**DATASET EXTRACT**.
____
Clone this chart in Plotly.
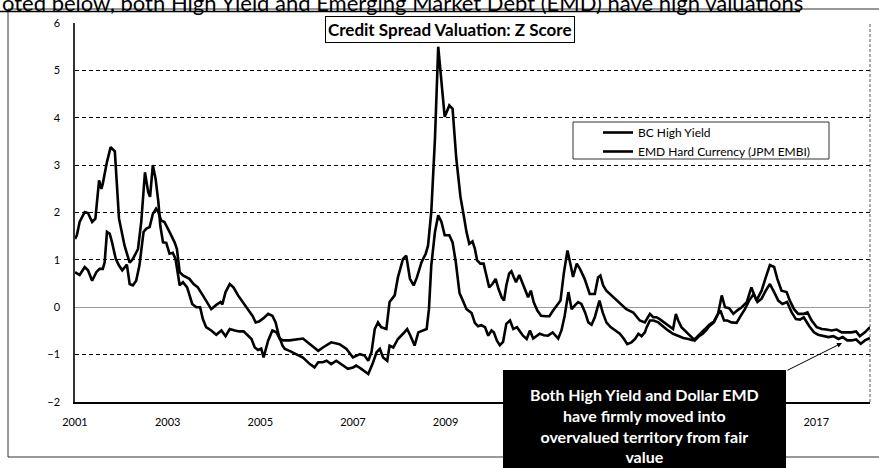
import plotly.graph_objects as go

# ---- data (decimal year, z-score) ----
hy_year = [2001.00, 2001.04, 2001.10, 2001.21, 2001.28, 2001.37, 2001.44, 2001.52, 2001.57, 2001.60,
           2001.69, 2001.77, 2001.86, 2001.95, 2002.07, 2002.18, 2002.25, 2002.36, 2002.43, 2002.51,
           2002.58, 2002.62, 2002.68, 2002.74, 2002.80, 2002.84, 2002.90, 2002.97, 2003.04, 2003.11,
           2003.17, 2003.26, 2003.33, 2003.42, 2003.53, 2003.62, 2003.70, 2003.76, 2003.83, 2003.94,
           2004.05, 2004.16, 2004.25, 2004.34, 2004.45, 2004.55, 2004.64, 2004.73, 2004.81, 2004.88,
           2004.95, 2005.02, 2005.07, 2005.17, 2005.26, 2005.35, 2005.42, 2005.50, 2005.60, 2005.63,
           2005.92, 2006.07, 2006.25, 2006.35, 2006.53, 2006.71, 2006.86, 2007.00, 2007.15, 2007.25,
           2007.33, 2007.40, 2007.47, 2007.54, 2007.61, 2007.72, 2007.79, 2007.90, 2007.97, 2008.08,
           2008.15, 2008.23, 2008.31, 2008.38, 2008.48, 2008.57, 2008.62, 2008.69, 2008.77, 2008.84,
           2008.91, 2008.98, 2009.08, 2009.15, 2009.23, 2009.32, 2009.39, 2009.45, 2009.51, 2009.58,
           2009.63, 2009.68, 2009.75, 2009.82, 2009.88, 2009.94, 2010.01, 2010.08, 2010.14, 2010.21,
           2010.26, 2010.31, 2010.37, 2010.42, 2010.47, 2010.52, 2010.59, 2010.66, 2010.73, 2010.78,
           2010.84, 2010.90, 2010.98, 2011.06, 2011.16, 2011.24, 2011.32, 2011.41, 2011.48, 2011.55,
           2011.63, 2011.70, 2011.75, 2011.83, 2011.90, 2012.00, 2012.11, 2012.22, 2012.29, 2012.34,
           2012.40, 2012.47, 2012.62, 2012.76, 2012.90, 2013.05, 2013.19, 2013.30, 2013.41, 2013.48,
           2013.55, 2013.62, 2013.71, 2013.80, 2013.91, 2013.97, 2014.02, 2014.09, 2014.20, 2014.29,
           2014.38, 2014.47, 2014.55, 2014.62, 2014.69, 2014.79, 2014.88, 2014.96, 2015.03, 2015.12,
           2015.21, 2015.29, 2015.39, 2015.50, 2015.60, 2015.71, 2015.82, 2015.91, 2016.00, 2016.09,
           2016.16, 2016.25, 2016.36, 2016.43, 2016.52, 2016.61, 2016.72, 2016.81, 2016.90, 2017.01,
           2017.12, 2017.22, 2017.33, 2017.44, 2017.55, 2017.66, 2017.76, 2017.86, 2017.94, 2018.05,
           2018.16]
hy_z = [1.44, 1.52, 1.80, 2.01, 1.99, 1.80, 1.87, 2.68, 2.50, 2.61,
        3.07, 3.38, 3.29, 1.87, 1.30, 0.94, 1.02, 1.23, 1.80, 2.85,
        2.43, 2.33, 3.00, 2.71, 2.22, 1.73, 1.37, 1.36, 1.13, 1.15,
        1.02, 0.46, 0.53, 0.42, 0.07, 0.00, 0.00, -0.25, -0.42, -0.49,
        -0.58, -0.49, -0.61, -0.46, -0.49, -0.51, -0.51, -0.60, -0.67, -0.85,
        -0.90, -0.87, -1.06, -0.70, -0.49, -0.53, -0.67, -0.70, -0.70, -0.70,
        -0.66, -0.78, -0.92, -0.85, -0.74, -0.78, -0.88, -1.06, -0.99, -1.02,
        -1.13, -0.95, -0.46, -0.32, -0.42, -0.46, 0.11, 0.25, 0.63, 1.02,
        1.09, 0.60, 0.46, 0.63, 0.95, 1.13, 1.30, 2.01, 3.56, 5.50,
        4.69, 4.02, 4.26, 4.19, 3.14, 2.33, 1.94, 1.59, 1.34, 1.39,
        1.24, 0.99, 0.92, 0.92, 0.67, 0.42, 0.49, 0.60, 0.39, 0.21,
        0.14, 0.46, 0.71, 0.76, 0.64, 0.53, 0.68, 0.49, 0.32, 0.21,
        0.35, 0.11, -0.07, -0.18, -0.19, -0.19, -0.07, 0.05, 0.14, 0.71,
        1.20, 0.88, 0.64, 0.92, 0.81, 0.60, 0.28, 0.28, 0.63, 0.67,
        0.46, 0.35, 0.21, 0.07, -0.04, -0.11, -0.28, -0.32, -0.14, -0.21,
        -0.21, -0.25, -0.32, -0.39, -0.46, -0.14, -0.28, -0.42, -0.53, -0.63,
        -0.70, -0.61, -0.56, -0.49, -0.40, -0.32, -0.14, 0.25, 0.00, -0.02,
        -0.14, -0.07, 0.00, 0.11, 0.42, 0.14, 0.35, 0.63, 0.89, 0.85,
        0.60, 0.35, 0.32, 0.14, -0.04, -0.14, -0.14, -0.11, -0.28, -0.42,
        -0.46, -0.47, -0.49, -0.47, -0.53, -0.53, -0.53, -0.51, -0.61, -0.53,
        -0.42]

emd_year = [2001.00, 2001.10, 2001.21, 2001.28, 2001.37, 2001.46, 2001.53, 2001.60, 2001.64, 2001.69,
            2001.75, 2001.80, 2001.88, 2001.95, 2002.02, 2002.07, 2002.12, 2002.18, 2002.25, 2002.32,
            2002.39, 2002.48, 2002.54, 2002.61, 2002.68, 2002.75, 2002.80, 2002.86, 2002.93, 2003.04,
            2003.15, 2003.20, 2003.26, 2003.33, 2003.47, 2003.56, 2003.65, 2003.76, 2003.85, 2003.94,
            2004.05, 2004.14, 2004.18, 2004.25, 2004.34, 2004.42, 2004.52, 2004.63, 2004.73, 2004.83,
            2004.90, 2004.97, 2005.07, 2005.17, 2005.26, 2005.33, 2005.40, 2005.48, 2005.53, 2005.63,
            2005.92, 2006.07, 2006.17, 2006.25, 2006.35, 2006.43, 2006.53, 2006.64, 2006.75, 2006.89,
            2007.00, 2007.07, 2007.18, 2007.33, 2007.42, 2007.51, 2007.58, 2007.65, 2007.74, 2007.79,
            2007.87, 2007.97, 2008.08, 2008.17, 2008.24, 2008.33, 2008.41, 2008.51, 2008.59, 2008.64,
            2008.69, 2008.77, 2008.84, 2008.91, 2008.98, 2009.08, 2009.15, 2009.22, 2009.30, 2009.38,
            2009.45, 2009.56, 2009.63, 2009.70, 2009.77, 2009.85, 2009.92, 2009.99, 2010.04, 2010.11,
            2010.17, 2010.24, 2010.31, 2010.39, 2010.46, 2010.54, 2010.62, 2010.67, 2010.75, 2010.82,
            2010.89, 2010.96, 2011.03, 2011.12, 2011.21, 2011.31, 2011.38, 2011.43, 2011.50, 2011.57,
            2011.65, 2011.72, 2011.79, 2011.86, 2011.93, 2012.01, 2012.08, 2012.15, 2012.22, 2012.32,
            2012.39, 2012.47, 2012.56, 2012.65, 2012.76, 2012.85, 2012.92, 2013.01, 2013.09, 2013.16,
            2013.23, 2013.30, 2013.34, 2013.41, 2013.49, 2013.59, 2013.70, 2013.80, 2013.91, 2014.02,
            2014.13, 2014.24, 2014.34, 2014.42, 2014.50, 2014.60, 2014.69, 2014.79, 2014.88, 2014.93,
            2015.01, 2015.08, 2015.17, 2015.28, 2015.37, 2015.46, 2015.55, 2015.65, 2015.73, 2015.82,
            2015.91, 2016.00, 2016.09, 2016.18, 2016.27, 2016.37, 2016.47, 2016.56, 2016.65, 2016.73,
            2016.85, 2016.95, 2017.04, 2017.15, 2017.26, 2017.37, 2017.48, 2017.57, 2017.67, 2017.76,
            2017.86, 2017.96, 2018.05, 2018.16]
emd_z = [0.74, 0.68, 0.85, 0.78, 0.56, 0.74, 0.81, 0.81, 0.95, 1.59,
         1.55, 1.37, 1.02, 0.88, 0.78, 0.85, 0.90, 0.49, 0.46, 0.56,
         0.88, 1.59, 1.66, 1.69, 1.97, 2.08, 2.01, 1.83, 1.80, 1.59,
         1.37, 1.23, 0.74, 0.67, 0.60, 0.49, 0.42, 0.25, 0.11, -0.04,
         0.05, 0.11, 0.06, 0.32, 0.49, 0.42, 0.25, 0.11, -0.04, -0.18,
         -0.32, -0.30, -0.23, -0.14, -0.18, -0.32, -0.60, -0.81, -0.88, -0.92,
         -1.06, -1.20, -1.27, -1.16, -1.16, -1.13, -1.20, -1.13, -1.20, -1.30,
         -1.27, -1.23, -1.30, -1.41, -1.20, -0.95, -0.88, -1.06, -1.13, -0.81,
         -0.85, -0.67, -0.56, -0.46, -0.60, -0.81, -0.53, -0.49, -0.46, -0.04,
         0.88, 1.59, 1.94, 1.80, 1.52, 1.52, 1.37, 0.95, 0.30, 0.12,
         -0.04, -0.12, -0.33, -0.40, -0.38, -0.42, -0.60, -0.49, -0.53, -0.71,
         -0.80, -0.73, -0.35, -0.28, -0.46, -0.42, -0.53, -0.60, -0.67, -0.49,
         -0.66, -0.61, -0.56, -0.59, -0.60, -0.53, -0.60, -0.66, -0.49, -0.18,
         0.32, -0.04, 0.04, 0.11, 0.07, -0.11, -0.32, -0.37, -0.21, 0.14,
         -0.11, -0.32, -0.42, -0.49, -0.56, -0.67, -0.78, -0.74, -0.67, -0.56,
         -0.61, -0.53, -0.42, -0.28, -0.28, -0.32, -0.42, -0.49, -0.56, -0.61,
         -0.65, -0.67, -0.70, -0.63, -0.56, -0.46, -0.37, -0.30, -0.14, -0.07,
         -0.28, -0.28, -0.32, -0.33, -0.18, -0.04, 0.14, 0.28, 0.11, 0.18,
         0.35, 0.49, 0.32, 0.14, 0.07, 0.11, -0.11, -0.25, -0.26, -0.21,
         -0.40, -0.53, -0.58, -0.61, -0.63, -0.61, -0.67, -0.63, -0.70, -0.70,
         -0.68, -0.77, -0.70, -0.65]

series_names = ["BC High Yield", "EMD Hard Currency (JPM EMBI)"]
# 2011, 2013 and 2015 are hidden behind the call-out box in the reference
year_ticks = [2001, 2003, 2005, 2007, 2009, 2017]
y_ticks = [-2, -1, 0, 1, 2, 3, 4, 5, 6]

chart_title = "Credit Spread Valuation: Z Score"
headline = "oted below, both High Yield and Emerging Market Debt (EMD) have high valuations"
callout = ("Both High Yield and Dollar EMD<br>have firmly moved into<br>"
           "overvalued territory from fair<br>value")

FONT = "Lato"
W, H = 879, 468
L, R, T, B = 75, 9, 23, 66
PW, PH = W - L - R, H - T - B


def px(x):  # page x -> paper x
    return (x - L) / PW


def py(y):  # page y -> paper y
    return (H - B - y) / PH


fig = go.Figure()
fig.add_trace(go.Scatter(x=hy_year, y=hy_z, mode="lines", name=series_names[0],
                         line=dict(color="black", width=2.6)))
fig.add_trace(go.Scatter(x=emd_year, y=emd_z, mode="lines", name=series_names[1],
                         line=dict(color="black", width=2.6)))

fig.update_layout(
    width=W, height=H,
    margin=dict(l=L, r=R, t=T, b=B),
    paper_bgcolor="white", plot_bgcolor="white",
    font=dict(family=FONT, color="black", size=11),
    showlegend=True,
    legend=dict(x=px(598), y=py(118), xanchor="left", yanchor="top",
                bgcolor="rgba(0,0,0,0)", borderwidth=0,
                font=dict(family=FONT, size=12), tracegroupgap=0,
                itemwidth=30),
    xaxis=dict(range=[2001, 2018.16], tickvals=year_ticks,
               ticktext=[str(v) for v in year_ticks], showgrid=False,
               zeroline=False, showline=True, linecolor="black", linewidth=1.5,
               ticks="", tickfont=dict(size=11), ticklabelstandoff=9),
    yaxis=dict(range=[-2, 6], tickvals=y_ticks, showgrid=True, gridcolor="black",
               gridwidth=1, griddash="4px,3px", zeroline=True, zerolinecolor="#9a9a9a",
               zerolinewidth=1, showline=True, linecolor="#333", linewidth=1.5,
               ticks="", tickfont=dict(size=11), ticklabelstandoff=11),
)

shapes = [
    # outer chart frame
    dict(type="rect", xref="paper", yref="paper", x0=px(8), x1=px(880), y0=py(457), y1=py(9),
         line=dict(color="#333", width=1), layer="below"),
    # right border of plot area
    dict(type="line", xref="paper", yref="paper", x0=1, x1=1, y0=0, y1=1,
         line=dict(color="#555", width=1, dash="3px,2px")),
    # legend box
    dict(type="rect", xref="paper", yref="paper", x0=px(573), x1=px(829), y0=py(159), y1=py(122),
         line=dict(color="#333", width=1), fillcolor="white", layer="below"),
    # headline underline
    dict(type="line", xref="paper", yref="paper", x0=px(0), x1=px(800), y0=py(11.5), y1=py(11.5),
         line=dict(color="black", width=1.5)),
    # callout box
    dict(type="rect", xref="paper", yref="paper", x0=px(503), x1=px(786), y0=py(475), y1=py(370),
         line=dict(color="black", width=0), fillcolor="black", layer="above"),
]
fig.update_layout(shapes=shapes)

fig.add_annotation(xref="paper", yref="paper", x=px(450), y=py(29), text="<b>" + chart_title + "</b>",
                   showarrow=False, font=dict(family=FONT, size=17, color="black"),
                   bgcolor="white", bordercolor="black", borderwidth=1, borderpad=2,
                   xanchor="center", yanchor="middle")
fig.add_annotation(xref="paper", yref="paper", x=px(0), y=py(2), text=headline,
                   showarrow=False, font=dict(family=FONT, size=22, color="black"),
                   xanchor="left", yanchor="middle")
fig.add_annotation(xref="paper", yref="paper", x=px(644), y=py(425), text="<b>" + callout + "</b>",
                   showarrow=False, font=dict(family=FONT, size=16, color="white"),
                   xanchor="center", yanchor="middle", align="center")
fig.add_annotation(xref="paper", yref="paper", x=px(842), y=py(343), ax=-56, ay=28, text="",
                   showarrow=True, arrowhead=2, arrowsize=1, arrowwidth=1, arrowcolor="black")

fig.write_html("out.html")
____
**THE TASK**. Up to and including the line with "import plotly.graph_objects as go", copy the data above from its first line. Skip pictures.

**WRITTEN REPLY**.
Clone this chart in Plotly.
import plotly.graph_objects as go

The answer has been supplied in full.